The art piece by Jennifer Rubell, titled “Ivanka Vacuuming,” opened Feb. 1 and continues through Feb. 17 at the Flashpoint Gallery. The public is encouraged to “throw crumbs onto the carpet, watching as Ivanka elegantly vacuums up the mess, her smile never wavering.”

A large text description of the work hanging on the gallery wall describes Ivanka Trump as “a figure whose public persona incorporates an almost comically wide range of feminine identities — daughter, wife, mother, sister, model, working woman, blonde.” It calls the act of throwing bread crumbs onto the carpet for her to vacuum “surprisingly pleasurable.”

But Ivanka Trump and her brothers Donald Trump Jr. and Eric Trump criticized the exhibit on Tuesday as a sexist attempt to humiliate her.

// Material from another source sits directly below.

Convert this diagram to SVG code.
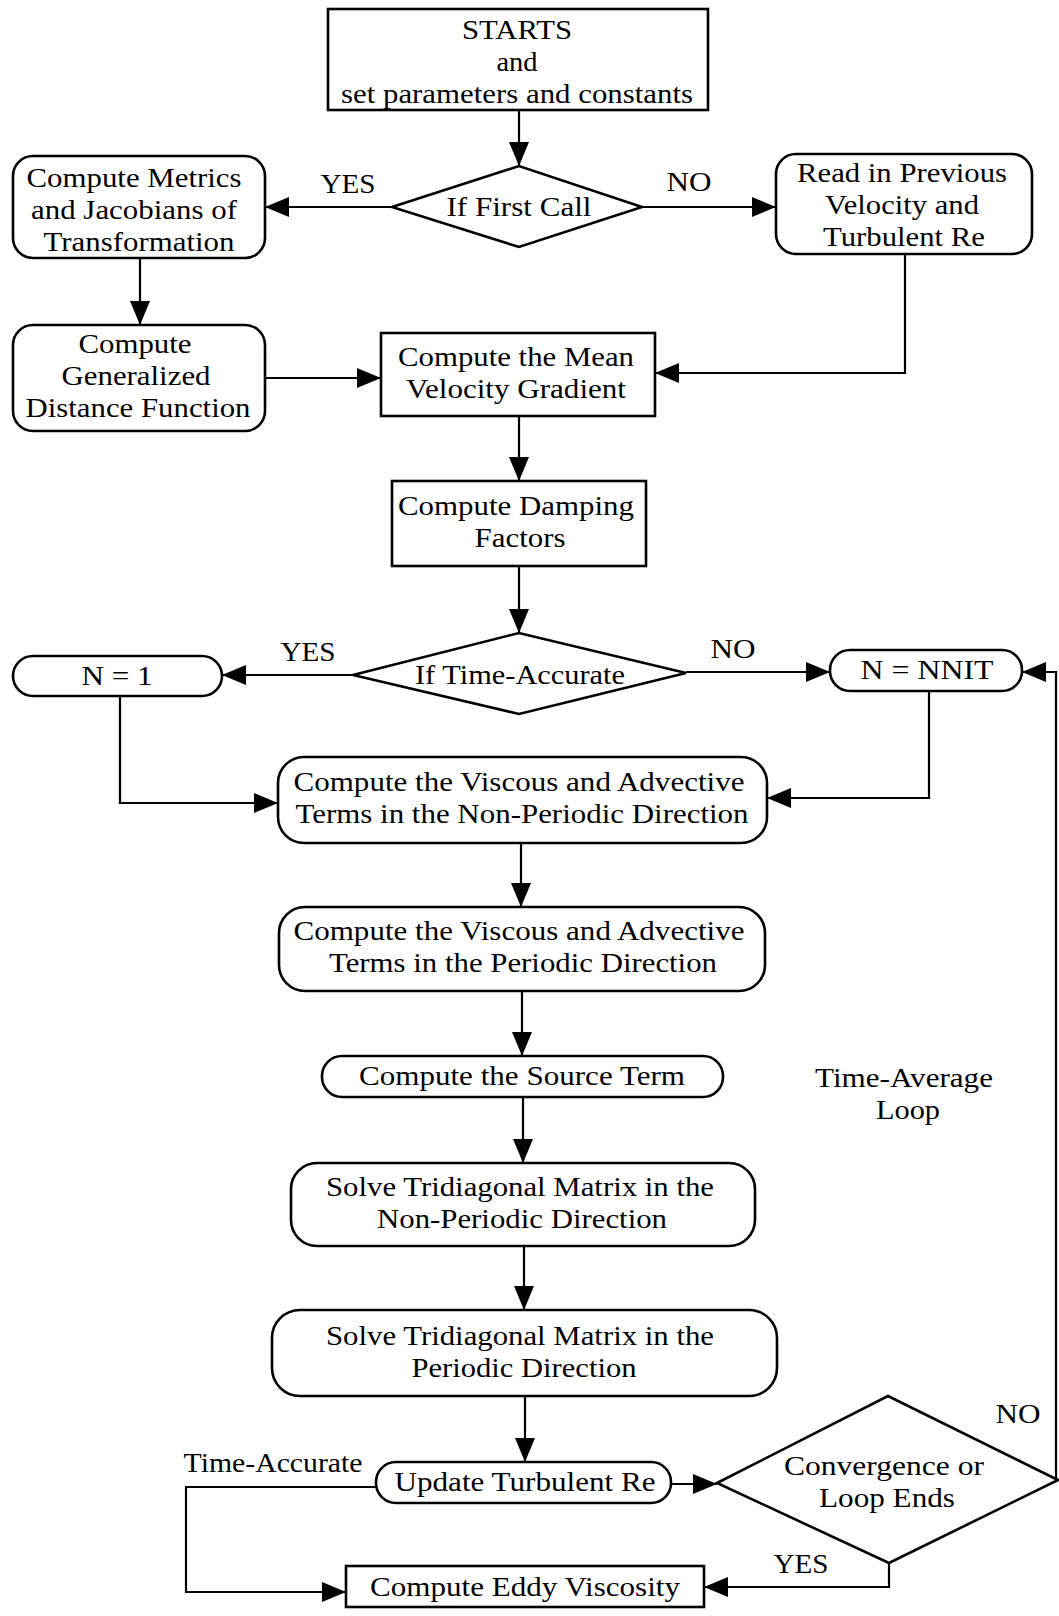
<svg xmlns="http://www.w3.org/2000/svg" width="1059" height="1616" viewBox="0 0 1059 1616">
<style>
.n{fill:#fff;stroke:#000;stroke-width:2.6}
.t{font-family:"Liberation Serif","Times New Roman",serif;font-size:28px;fill:#000;text-anchor:middle}
.l{font-family:"Liberation Serif","Times New Roman",serif;font-size:28px;fill:#000;text-anchor:middle}
.c{fill:none;stroke:#000;stroke-width:2.2}
</style>
<defs>
<marker id="ah" markerUnits="userSpaceOnUse" markerWidth="24" markerHeight="20" refX="24" refY="10" orient="auto">
<path d="M0,0 L24,10 L0,20 z" fill="#000"/>
</marker>
</defs>
<rect width="1059" height="1616" fill="#fff"/>

<g id="connectors">
<path class="c" d="M519,110 V166" marker-end="url(#ah)"/>
<path class="c" d="M392,207 H265" marker-end="url(#ah)"/>
<path class="c" d="M642,207 H776" marker-end="url(#ah)"/>
<path class="c" d="M140,258 V325" marker-end="url(#ah)"/>
<path class="c" d="M265,378 H381" marker-end="url(#ah)"/>
<path class="c" d="M905,254 V373 H655" marker-end="url(#ah)"/>
<path class="c" d="M519,416 V481" marker-end="url(#ah)"/>
<path class="c" d="M519,566 V633" marker-end="url(#ah)"/>
<path class="c" d="M353,675 H222" marker-end="url(#ah)"/>
<path class="c" d="M686,672 H830" marker-end="url(#ah)"/>
<path class="c" d="M120,696 V803 H278" marker-end="url(#ah)"/>
<path class="c" d="M929,691 V798 H767" marker-end="url(#ah)"/>
<path class="c" d="M521,843 V907" marker-end="url(#ah)"/>
<path class="c" d="M522,991 V1056" marker-end="url(#ah)"/>
<path class="c" d="M523,1097 V1163" marker-end="url(#ah)"/>
<path class="c" d="M524,1246 V1310" marker-end="url(#ah)"/>
<path class="c" d="M525,1396 V1462" marker-end="url(#ah)"/>
<path class="c" d="M671,1484 H717" marker-end="url(#ah)"/>
<path class="c" d="M889,1563 V1587 H704" marker-end="url(#ah)"/>
<path class="c" d="M376,1487 H186 V1592 H346" marker-end="url(#ah)"/>
<path class="c" d="M1056,1480 V672 H1022" marker-end="url(#ah)"/>
<text class="l" x="348" y="193" textLength="55" lengthAdjust="spacingAndGlyphs">YES</text>
<text class="l" x="689" y="191" textLength="45" lengthAdjust="spacingAndGlyphs">NO</text>
<text class="l" x="308" y="661" textLength="55" lengthAdjust="spacingAndGlyphs">YES</text>
<text class="l" x="733" y="658" textLength="45" lengthAdjust="spacingAndGlyphs">NO</text>
<text class="l" x="1018" y="1423" textLength="45" lengthAdjust="spacingAndGlyphs">NO</text>
<text class="l" x="801" y="1573" textLength="55" lengthAdjust="spacingAndGlyphs">YES</text>
<text class="l" x="273" y="1472" textLength="179" lengthAdjust="spacingAndGlyphs">Time-Accurate</text>
</g>

<g id="start">
<rect class="n" x="328" y="9" width="380" height="101"/>
<text class="t" x="517" y="39" textLength="110" lengthAdjust="spacingAndGlyphs">STARTS</text>
<text class="t" x="517" y="71" textLength="41" lengthAdjust="spacingAndGlyphs">and</text>
<text class="t" x="517" y="103" textLength="352" lengthAdjust="spacingAndGlyphs">set parameters and constants</text>
</g>

<g id="first-call">
<polygon class="n" points="392,207 519,166 642,207 519,247"/>
<text class="t" x="519" y="216" textLength="145" lengthAdjust="spacingAndGlyphs">If First Call</text>
</g>

<g id="metrics">
<rect class="n" x="13" y="156" width="252" height="102" rx="20"/>
<text class="t" x="134" y="187" textLength="215" lengthAdjust="spacingAndGlyphs">Compute Metrics</text>
<text class="t" x="134" y="219" textLength="206" lengthAdjust="spacingAndGlyphs">and Jacobians of</text>
<text class="t" x="139" y="251" textLength="191" lengthAdjust="spacingAndGlyphs">Transformation</text>
</g>

<g id="read">
<rect class="n" x="776" y="154" width="256" height="100" rx="20"/>
<text class="t" x="902" y="182" textLength="210" lengthAdjust="spacingAndGlyphs">Read in Previous</text>
<text class="t" x="902" y="214" textLength="154" lengthAdjust="spacingAndGlyphs">Velocity and</text>
<text class="t" x="904" y="246" textLength="162" lengthAdjust="spacingAndGlyphs">Turbulent Re</text>
</g>

<g id="distance">
<rect class="n" x="13" y="325" width="252" height="106" rx="20"/>
<text class="t" x="135" y="353" textLength="113" lengthAdjust="spacingAndGlyphs">Compute</text>
<text class="t" x="136" y="385" textLength="149" lengthAdjust="spacingAndGlyphs">Generalized</text>
<text class="t" x="138" y="417" textLength="225" lengthAdjust="spacingAndGlyphs">Distance Function</text>
</g>

<g id="mean">
<rect class="n" x="381" y="333" width="274" height="83"/>
<text class="t" x="516" y="366" textLength="236" lengthAdjust="spacingAndGlyphs">Compute the Mean</text>
<text class="t" x="516" y="398" textLength="220" lengthAdjust="spacingAndGlyphs">Velocity Gradient</text>
</g>

<g id="damping">
<rect class="n" x="392" y="481" width="254" height="85"/>
<text class="t" x="516" y="515" textLength="236" lengthAdjust="spacingAndGlyphs">Compute Damping</text>
<text class="t" x="520" y="547" textLength="91" lengthAdjust="spacingAndGlyphs">Factors</text>
</g>

<g id="time-accurate">
<polygon class="n" points="353,675 519,633 686,673 519,714"/>
<text class="t" x="520" y="684" textLength="210" lengthAdjust="spacingAndGlyphs">If Time-Accurate</text>
</g>

<g id="n1">
<rect class="n" x="13" y="656" width="209" height="40" rx="20"/>
<text class="t" x="117" y="685" textLength="71" lengthAdjust="spacingAndGlyphs">N = 1</text>
</g>

<g id="nnit">
<rect class="n" x="830" y="650" width="192" height="41" rx="20"/>
<text class="t" x="927" y="679" textLength="133" lengthAdjust="spacingAndGlyphs">N = NNIT</text>
</g>

<g id="visc-nonperiodic">
<rect class="n" x="278" y="757" width="489" height="86" rx="26"/>
<text class="t" x="519" y="791" textLength="451" lengthAdjust="spacingAndGlyphs">Compute the Viscous and Advective</text>
<text class="t" x="522" y="823" textLength="453" lengthAdjust="spacingAndGlyphs">Terms in the Non-Periodic Direction</text>
</g>

<g id="visc-periodic">
<rect class="n" x="279" y="907" width="486" height="84" rx="26"/>
<text class="t" x="519" y="940" textLength="451" lengthAdjust="spacingAndGlyphs">Compute the Viscous and Advective</text>
<text class="t" x="523" y="972" textLength="388" lengthAdjust="spacingAndGlyphs">Terms in the Periodic Direction</text>
</g>

<g id="source">
<rect class="n" x="322" y="1056" width="401" height="41" rx="20"/>
<text class="t" x="522" y="1085" textLength="326" lengthAdjust="spacingAndGlyphs">Compute the Source Term</text>
</g>

<g id="loop-label">
<text class="l" x="904" y="1087" textLength="178" lengthAdjust="spacingAndGlyphs">Time-Average</text>
<text class="l" x="908" y="1119" textLength="64" lengthAdjust="spacingAndGlyphs">Loop</text>
</g>

<g id="solve-nonperiodic">
<rect class="n" x="291" y="1163" width="464" height="83" rx="26"/>
<text class="t" x="520" y="1196" textLength="388" lengthAdjust="spacingAndGlyphs">Solve Tridiagonal Matrix in the</text>
<text class="t" x="522" y="1228" textLength="290" lengthAdjust="spacingAndGlyphs">Non-Periodic Direction</text>
</g>

<g id="solve-periodic">
<rect class="n" x="272" y="1310" width="505" height="86" rx="28"/>
<text class="t" x="520" y="1345" textLength="388" lengthAdjust="spacingAndGlyphs">Solve Tridiagonal Matrix in the</text>
<text class="t" x="524" y="1377" textLength="225" lengthAdjust="spacingAndGlyphs">Periodic Direction</text>
</g>

<g id="update">
<rect class="n" x="376" y="1462" width="295" height="41" rx="20"/>
<text class="t" x="525" y="1491" textLength="261" lengthAdjust="spacingAndGlyphs">Update Turbulent Re</text>
</g>

<g id="convergence">
<polygon class="n" points="717,1483 888,1396 1058,1480 889,1563"/>
<text class="t" x="884" y="1475" textLength="200" lengthAdjust="spacingAndGlyphs">Convergence or</text>
<text class="t" x="887" y="1507" textLength="136" lengthAdjust="spacingAndGlyphs">Loop Ends</text>
</g>

<g id="eddy">
<rect class="n" x="346" y="1566" width="358" height="41"/>
<text class="t" x="525" y="1596" textLength="310" lengthAdjust="spacingAndGlyphs">Compute Eddy Viscosity</text>
</g>
</svg>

“Women can choose to knock each other down or build each other up. I choose the latter,” Ivanka Trump, a senior White House adviser, tweeted alongside a link to a story on the exhibit.

Trump Jr. tweeted, “Sad, but not surprising to watch self professed ‘feminists’ launching sexist attacks against @IvankaTrump. In their crazed world, sexism is OK if hurts their political enemies.”

Eric Trump, on Fox News, called his sister a “powerful woman who has done more for women than probably anybody in Washington D.C.”

The work is open to the public from 6 p.m. to 8 p.m. The exhibit is presented by the CulturalDC arts organization, and Executive Director Kristi Maiselman said her group is always happy to present “timely boundary-pushing installations” like this.

The gallery text declares Ivanka Trump to be a “contemporary feminine icon” and an avatar for the complexities of modern femininity.

Rubell, a New York-based conceptual artist, said in an interview on the CulturalDC website that the experience is meant to draw observers and crumb-throwers into a complicit relationship.

“Here is what’s complicated: We enjoy throwing the crumbs for Ivanka to vacuum. That is the icky truth at the center of the work. It’s funny, it’s pleasurable, it makes us feel powerful, and we want to do it more,” she says. “Also, we know she’ll keep vacuuming whether we do it or not, so it’s not really our fault, right?”